Speaker
Description
We study the coherent terahertz emission from the intrinsic Josephson junctions in thermally-managed, high-symmetry, thin microstrip antennas constructed from single crystals of the highly two-dimensional, layered high-temperature superconductor BSCCO. The thin antennas studied are disk[1,2], square[3], and equilateral triangular[4,5] in shape. Upon application of a dc voltage across the junctions, the primary radiation source is the uniform ac Josephson current, but when the appropriate point in the current-voltage characteristics is found, the excitation of an electromagnetic cavity mode can lead to a considerable enhancement of the output power. When properly thermally managed by convering the top and bottom of a thin BSCCO crystallite with Au and sandwiching that between sapphire plates[6], only the one-dimensional representation wave functions of the appropriate point groups are excited, and the world record 2.4 THz emission from a superconductor was recently observed[2] from such a device. The coherent emission is widely tunable and has a narrow linewidth. The angular distributions of the output power are calculated and compared with experiment.

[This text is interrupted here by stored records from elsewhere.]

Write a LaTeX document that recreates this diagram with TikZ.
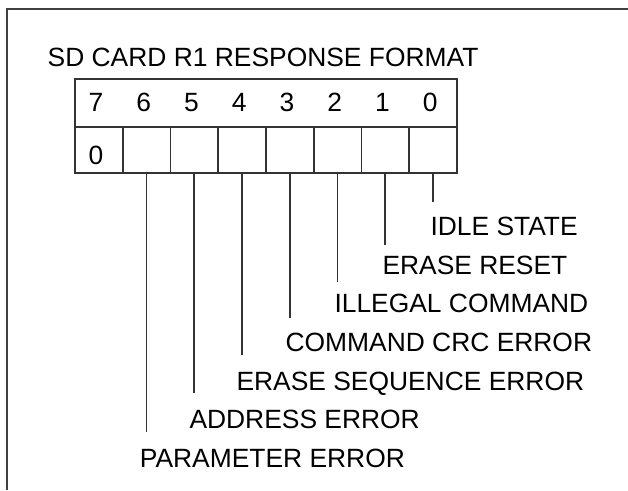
\documentclass[tikz,border=0pt]{standalone}
\usepackage{fontspec}
\setmainfont{Liberation Sans}
\begin{document}
\begin{tikzpicture}[x=1pt,y=-1pt,
  ln/.style={line width=1.8pt, draw=black!80},
  cellbox/.style={ln, inner sep=0pt, anchor=north west, minimum width=47.75pt, minimum height=46pt},
  txt/.style={inner sep=0pt, font=\fontsize{26.4}{30}\selectfont, text=black},
  lbl/.style={txt, anchor=base west},
  dig/.style={txt, anchor=base}]
\useasboundingbox (0,0) rectangle (628,490);
% frame
\draw[ln, line width=2.2pt, draw=black!75] (7.3,490) -- (7.3,9) -- (628,9);
% title
\node[lbl] (title) at (47.5,66.5) {SD CARD R1 RESPONSE FORMAT};
% register
\node[cellbox, minimum width=382pt, minimum height=48pt] (top) at (74,78) {};
\foreach \i in {0,...,7} {
  \node[cellbox] (b\i) at ({74+(7-\i)*47.75},126) {};
  \node[dig] (d\i) at ({74+(7.5-\i)*47.75-2},111.5) {\i};
}
\node[dig] (z7) at ({74+0.5*47.75-2},164) {0};
% labels
\node[lbl] (l0) at (430.3,235.3) {IDLE STATE};
\node[lbl] (l1) at (382.3,274.0) {ERASE RESET};
\node[lbl] (l2) at (334.3,312.7) {ILLEGAL COMMAND};
\node[lbl] (l3) at (285.4,351.4) {COMMAND CRC ERROR};
\node[lbl] (l4) at (236.3,390.1) {ERASE SEQUENCE ERROR};
\node[lbl] (l5) at (189.3,428.8) {ADDRESS ERROR};
\node[lbl] (l6) at (139.7,467.5) {PARAMETER ERROR};
% line ends
\coordinate (e0) at (0,202);
\coordinate (e1) at (0,245);
\coordinate (e2) at (0,282);
\coordinate (e3) at (0,318);
\coordinate (e4) at (0,355);
\coordinate (e5) at (0,393);
\coordinate (e6) at (0,432);
\foreach \i in {0,...,6} {
  \draw[ln] (b\i.south) -- (b\i.south |- e\i);
}
\end{tikzpicture}
\end{document}
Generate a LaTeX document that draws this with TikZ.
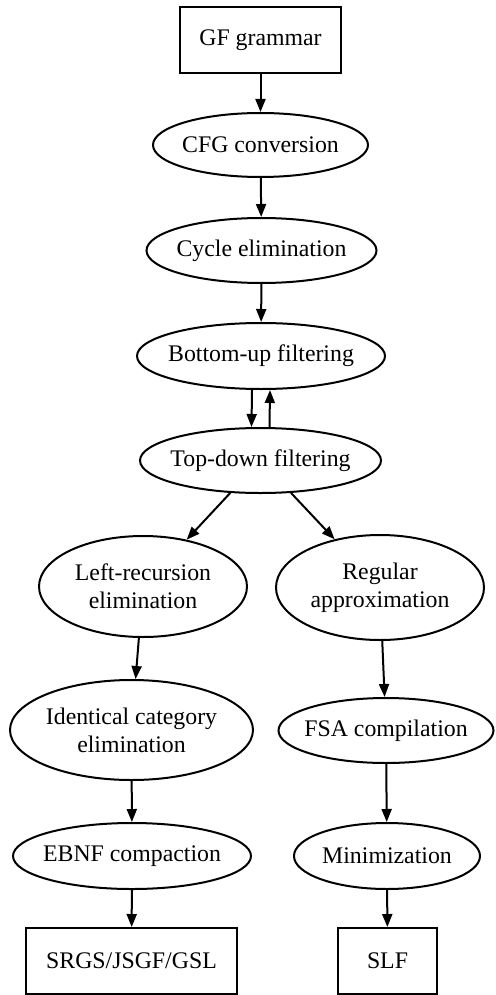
\documentclass[tikz,border=0pt]{standalone}
\usepackage{fontspec}
\setmainfont{Liberation Serif}
\usetikzlibrary{shapes.geometric,arrows.meta}
\begin{document}
\begin{tikzpicture}[x=1pt,y=-1pt,
  every node/.style={font=\fontsize{23.8}{28}\selectfont},
  shape ell/.style={draw, ellipse, line width=2pt, inner sep=0pt},
  shape box/.style={draw, rectangle, line width=2pt, inner sep=0pt, minimum height=66pt},
  txt/.style={align=center, inner sep=0pt},
  conn/.style={-{Triangle[length=13pt,width=10pt]}, line width=2pt}]
\useasboundingbox (0,0) rectangle (495,995);
% nodes
\node[shape box, minimum width=161pt] (gf) at (260.5,40) {GF grammar};
\node[shape ell, minimum width=215pt, minimum height=64pt] (cfg) at (260.5,145) {};
\node[txt] (cfgt) at (cfg) {CFG conversion};
\node[shape ell, minimum width=230pt, minimum height=65pt] (cyc) at (261.5,250.5) {};
\node[txt] (cyct) at (cyc) {Cycle elimination};
\node[shape ell, minimum width=248pt, minimum height=66pt] (bu) at (261,356) {};
\node[txt] (but) at (bu) {Bottom-up filtering};
\node[shape ell, minimum width=241pt, minimum height=65pt] (td) at (260.5,460.5) {};
\node[txt] (tdt) at (td) {Top-down filtering};
\node[shape ell, minimum width=208pt, minimum height=101pt] (lr) at (143,586.5) {};
\node[txt] (lrt) at (lr) {Left-recursion\\elimination};
\node[shape ell, minimum width=208pt, minimum height=105pt] (ra) at (380,587.5) {};
\node[txt] (rat) at (ra) {Regular\\approximation};
\node[shape ell, minimum width=243pt, minimum height=100pt] (ic) at (131.5,730) {};
\node[txt] (ict) at (ic) {Identical category\\elimination};
\node[shape ell, minimum width=215pt, minimum height=65pt] (fsa) at (386,730.5) {};
\node[txt] (fsat) at (fsa) {FSA compilation};
\node[shape ell, minimum width=238pt, minimum height=66pt] (ebnf) at (132,856) {};
\node[txt] (ebnft) at (ebnf) {EBNF compaction};
\node[shape ell, minimum width=186pt, minimum height=66pt] (mini) at (387,856) {};
\node[txt] (minit) at (mini) {Minimization};
\node[shape box, minimum width=211pt] (srgs) at (131.5,961) {SRGS/JSGF/GSL};
\node[shape box, minimum width=99pt] (slf) at (387.5,961) {SLF};
% connectors
\draw[conn] (gf) -- (cfg);
\draw[conn] (cfg) -- (cyc);
\draw[conn] (cyc) -- (bu);
\draw[conn] ([xshift=-9pt]bu.south) -- ([xshift=-9pt]td.north);
\draw[conn] ([xshift=9pt]td.north) -- ([xshift=9pt]bu.south);
\draw[conn] (td) -- (lr);
\draw[conn] (td) -- (ra);
\draw[conn] (lr) -- (ic);
\draw[conn] (ra) -- (fsa);
\draw[conn] (ic) -- (ebnf);
\draw[conn] (fsa) -- (mini);
\draw[conn] (ebnf) -- (srgs);
\draw[conn] (mini) -- (slf);
\end{tikzpicture}
\end{document}
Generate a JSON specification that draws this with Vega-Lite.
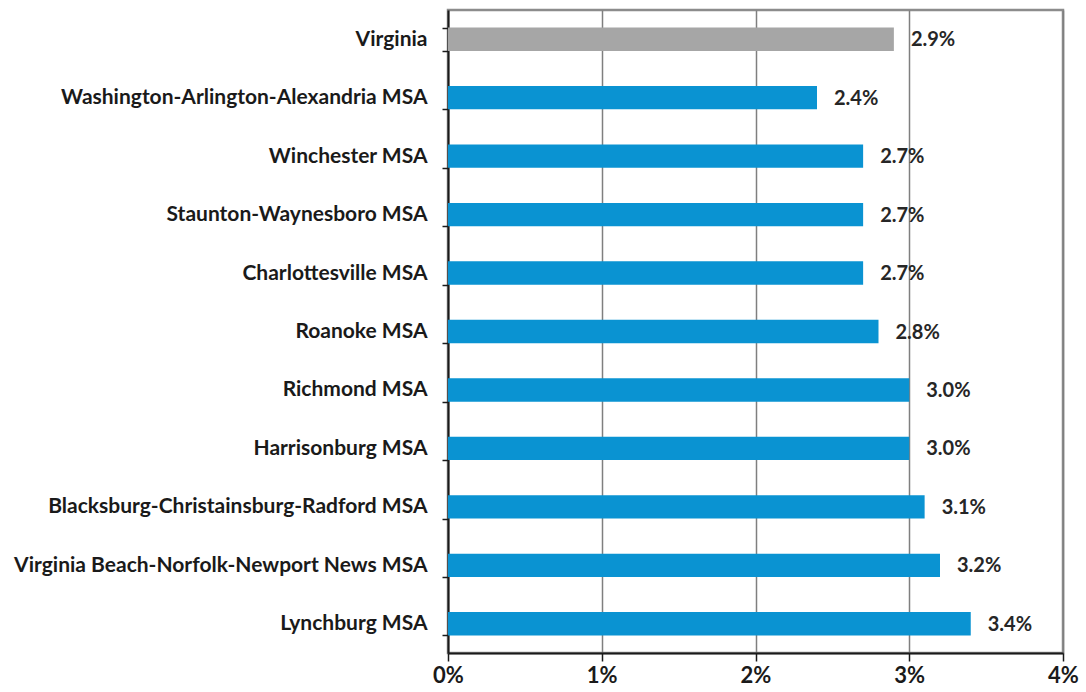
{
  "$schema": "https://vega.github.io/schema/vega-lite/v6.json",
  "width": 615,
  "height": 643,
  "autosize": {"type": "none"},
  "padding": {"left": 448, "top": 10, "right": 23, "bottom": 39},
  "background": "white",
  "config": {
    "view": {"stroke": "#8c8c8c", "strokeWidth": 2.5},
    "font": "Lato"
  },
  "data": {
    "values": [
      {"area": "Virginia", "rate": 2.9, "state": "yes", "label": "2.9%"},
      {"area": "Washington-Arlington-Alexandria MSA", "rate": 2.4, "state": "no", "label": "2.4%"},
      {"area": "Winchester MSA", "rate": 2.7, "state": "no", "label": "2.7%"},
      {"area": "Staunton-Waynesboro MSA", "rate": 2.7, "state": "no", "label": "2.7%"},
      {"area": "Charlottesville MSA", "rate": 2.7, "state": "no", "label": "2.7%"},
      {"area": "Roanoke MSA", "rate": 2.8, "state": "no", "label": "2.8%"},
      {"area": "Richmond MSA", "rate": 3.0, "state": "no", "label": "3.0%"},
      {"area": "Harrisonburg MSA", "rate": 3.0, "state": "no", "label": "3.0%"},
      {"area": "Blacksburg-Christainsburg-Radford MSA", "rate": 3.1, "state": "no", "label": "3.1%"},
      {"area": "Virginia Beach-Norfolk-Newport News MSA", "rate": 3.2, "state": "no", "label": "3.2%"},
      {"area": "Lynchburg MSA", "rate": 3.4, "state": "no", "label": "3.4%"}
    ]
  },
  "encoding": {
    "y": {
      "field": "area",
      "type": "nominal",
      "sort": null,
      "scale": {"paddingInner": 0.6, "paddingOuter": 0.3},
      "axis": {
        "title": null,
        "domainColor": "#1a1a1a",
        "domainWidth": 2,
        "tickBand": "extent",
        "tickColor": "#1a1a1a",
        "tickSize": 6,
        "tickWidth": 1.5,
        "labelPadding": 15,
        "labelFont": "Lato",
        "labelFontWeight": "bold",
        "labelFontSize": 21,
        "labelColor": "#1a1a1a",
        "labelLimit": 500
      }
    },
    "x": {
      "field": "rate",
      "type": "quantitative",
      "scale": {"domain": [0, 4]},
      "axis": {
        "title": null,
        "values": [0, 1, 2, 3, 4],
        "labelExpr": "datum.value + '%'",
        "labelFlush": false,
        "domainColor": "#1a1a1a",
        "domainWidth": 2,
        "tickColor": "#1a1a1a",
        "tickSize": 8,
        "tickWidth": 1.5,
        "gridColor": "#7f7f7f",
        "gridWidth": 1.5,
        "labelPadding": 4,
        "labelFont": "Lato",
        "labelFontWeight": "bold",
        "labelFontSize": 22,
        "labelColor": "#1a1a1a"
      }
    }
  },
  "layer": [
    {
      "mark": {"type": "bar"},
      "encoding": {
        "color": {
          "field": "state",
          "type": "nominal",
          "scale": {"domain": ["yes", "no"], "range": ["#a6a6a6", "#0a93d2"]},
          "legend": null
        }
      }
    },
    {
      "mark": {"type": "text", "align": "left", "baseline": "middle", "dx": 17, "dy": 1, "font": "Lato", "fontWeight": "bold", "fontSize": 20, "color": "#262626"},
      "encoding": {"text": {"field": "label"}}
    }
  ]
}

[1] M. Tsujimoto et al., Phys. Rev. Lett. 105, 037005 (2010).
[2] T. Kashiwagi et al., Appl. Phys. Lett. 107, 082601 (2015).
[3] R. A. Klemm et al., IEEE JSTQE (2017, in press).
[4] D. P. Cerkoney et al., J. Phys.: Condens. Matter 29, 015601 (2017).
[5] K. Delfanazari et al., Opt. Express 21, 2171 (2013).
[6] T. Kashiwagi et al., Phys. Rev. Applied 4, 054018 (2015).